= Anna Peacock =

Photonics researcher

Anna C. Peacock is an electrical engineer specialising in photonics and fiber optics. Originally from New Zealand, she works in the UK as professor of photonics at the University of Southampton, where she heads the Nonlinear Semiconductor Photonics group of the Optoelectronics Research Centre.

==Education and career==
Peacock moved to Cambridge, New Zealand as a child, and became a student at Cambridge High School. She was a physics undergraduate at the University of Auckland, where she studied quantum mechanics and nuclear physics, and became interested in photonics through the mentorship of John Dudley. After earning bachelor's and master's degrees in Auckland, in 1999 and 2001, she completed a Ph.D. in 2004 at the Optoelectronics Research Centre of the University of Southampton, under the supervision of Neil Broderick.
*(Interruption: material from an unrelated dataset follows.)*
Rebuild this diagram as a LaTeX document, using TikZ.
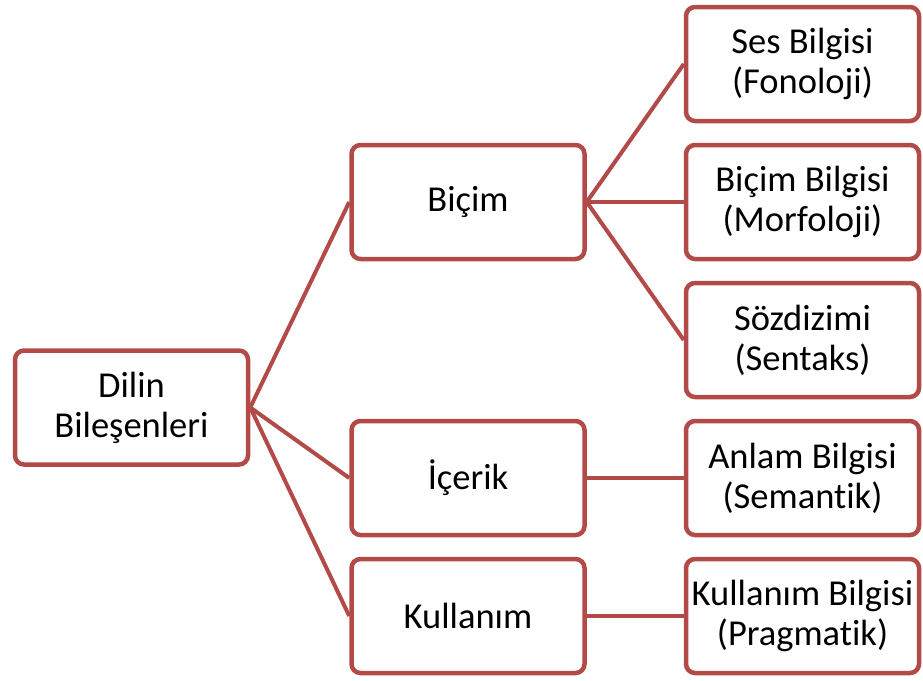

She was an RAEng Research Fellow at Southampton from 2007 to 2012, when she obtained an associate professorship there. She has been professor of photonics since 2015.

She is the editor-in-chief of the journal Optics Communications.

==Recognition==
Peacock is an Optica Fellow, elected in 2017, "for outstanding contributions to nonlinear optics and the development of novel material optical fibers". She was elected as an IEEE Fellow, in the 2023 class of fellows, "for contributions to nonlinear fiber optics and materials". She is also a Fellow of the Institute of Physics. In 2024 she was elected a fellow of the Royal Academy of Engineering . In 2025 Peacock was awarded the CBBG lectureship by the Royal Society of Chemistry for her outstanding contributions to chemical biology and bioinorganic chemistry communities and her research on new-to-nature metalloproteins, including towards novel MRI contrast agents.